Some of my questions were answered at Rabindranath Tagore’s house, another location the Farsi students visited as a part of the extracurricular programme provided by the summer school. The house has been turned into a museum, and certain rooms have been used to depict the cultural interaction between Tagore’s home country and some of those he visited. Each of these rooms serves as a reflection on the cultural connections between India and the country visited by him. There is no room dedicated, however, to the Indo-Iranian cultural connections of Tagore—despite his having travelled to Iran twice in a two-year period. Considering such negligence of Indo-Iranian heritage, it is no wonder that the Iranian Embassy and the Iranian Cultural Centre in New Delhi made a minimal financial contribution to Kolkata’s Farsi summer school.
Iran might be the home of the Farsi language, but it is also spoken in countries like Afghanistan and Tajikistan. Despite having a claim over Farsi, the Iranian government does little to promote the language abroad. In a place like India, Farsi does not need to be promoted—it merely needs to be preserved. Most Farsi manuscripts lie unused and locked in Indian libraries and archives. The task of documenting, digitising, and preserving these manuscripts is beyond the capabilities of Persian Studies Centres in India.
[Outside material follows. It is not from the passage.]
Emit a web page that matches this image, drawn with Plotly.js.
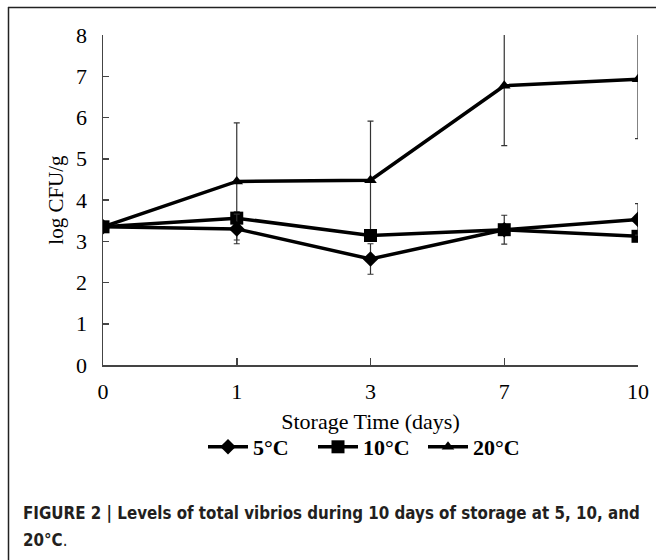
<!DOCTYPE html>
<html>
<head>
<meta charset="utf-8">
<script src="https://cdn.plot.ly/plotly-3.0.1.min.js"></script>
<style>html,body{margin:0;padding:0;background:#fff;}#chart{width:656px;height:560px;}</style>
</head>
<body>
<div id="chart"></div>
<script>
const days = ["0", "1", "3", "7", "10"];
const series5 = [3.35, 3.30, 2.57, 3.28, 3.53];
const err5 = [0, 0.36, 0.37, 0.35, 0.38];
const series10 = [3.35, 3.56, 3.14, 3.28, 3.12];
const err10 = [0, 0.15, 0.12, 0.1, 0.08];
const series20 = [3.35, 4.45, 4.48, 6.77, 6.93];
const err20 = [0, 1.42, 1.43, 1.45, 1.44];
const names = ["5°C", "10°C", "20°C"];

const L = 103, R = 18, T = 35, B = 195, W = 656, H = 560;
const pw = W - L - R, ph = H - T - B;
const px = v => (v - L) / pw;
const py = v => (H - B - v) / ph;
const serif = 'Liberation Serif, Times New Roman, serif';
const cond = 'DejaVu Sans Condensed, Liberation Sans Narrow, Arial Narrow, sans-serif';

function tr(y, e, name, sym, size) {
  return {
    x: days, y: y, name: name, type: 'scatter', mode: 'lines+markers',
    line: {color: '#000', width: 3.5},
    marker: {symbol: sym, size: size, color: '#000'},
    error_y: {type: 'data', array: e, visible: true, color: '#333', thickness: 1.2, width: 3}
  };
}
const data = [
  tr(series20, err20, names[2], 'triangle-up', 11),
  tr(series10, err10, names[1], 'square', 13),
  tr(series5, err5, names[0], 'diamond', 12)
];
const layout = {
  width: W, height: H,
  margin: {l: L, r: R, t: T, b: B},
  paper_bgcolor: '#fff', plot_bgcolor: '#fff',
  showlegend: true,
  legend: {orientation: 'h', traceorder: 'reversed', x: px(368), xanchor: 'center', y: py(447), yanchor: 'middle',
    font: {family: serif, size: 22, color: '#000', weight: 'bold'},
    entrywidth: 55, entrywidthmode: 'pixels', itemwidth: 40},
  xaxis: {type: 'category', range: [0, 4], showgrid: false, zeroline: false,
    showline: true, linecolor: '#444', linewidth: 1.5,
    ticks: 'inside', ticklen: 7, tickcolor: '#444', tickwidth: 1.5,
    ticklabelstandoff: 6,
    tickfont: {family: serif, size: 22, color: '#000'},
    title: {text: 'Storage Time (days)', standoff: 10, font: {family: serif, size: 22, color: '#000'}}},
  yaxis: {range: [0, 8], dtick: 1, showgrid: false, zeroline: false,
    showline: true, linecolor: '#444', linewidth: 1.5,
    ticks: 'inside', ticklen: 6, tickcolor: '#444', tickwidth: 1.5,
    ticklabelstandoff: 10,
    tickfont: {family: serif, size: 22, color: '#000'},
    title: {text: 'log CFU/g', standoff: 6, font: {family: serif, size: 21, color: '#000'}}},
  shapes: [
    {type: 'line', xref: 'paper', yref: 'paper', x0: px(8), x1: px(660), y0: py(7.5), y1: py(7.5), line: {color: '#222', width: 1.5}},
    {type: 'line', xref: 'paper', yref: 'paper', x0: px(8.5), x1: px(8.5), y0: py(7), y1: py(562), line: {color: '#222', width: 1.5}}
  ],
  annotations: [
    {xref: 'paper', yref: 'paper', x: px(21), y: py(513), xanchor: 'left', yanchor: 'middle', showarrow: false,
     text: '<b>FIGURE 2 | Levels of total vibrios during 10 days of storage at 5, 10, and</b>',
     font: {family: cond, size: 16.8, color: '#231f20'}},
    {xref: 'paper', yref: 'paper', x: px(21), y: py(540), xanchor: 'left', yanchor: 'middle', showarrow: false,
     text: '<b>20°C</b>.',
     font: {family: cond, size: 16.8, color: '#231f20'}}
  ]
};
Plotly.newPlot('chart', data, layout, {displayModeBar: false, staticPlot: true});
</script>
</body>
</html>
The future of the Farsi language in India is ambiguous. Efforts are underway by the president of IIPS, professor Syed Akhtar Husain, to revitalise the language as well as Indo-Persian culture. Husain refers to the glorious era of Persian in the subcontinent, during which valuable books, records, and documents were produced. He said: “It is a pity that the current generations have kept themselves away from the vast treasure troves of Persian literature preserved in various libraries and archives in Bengal.”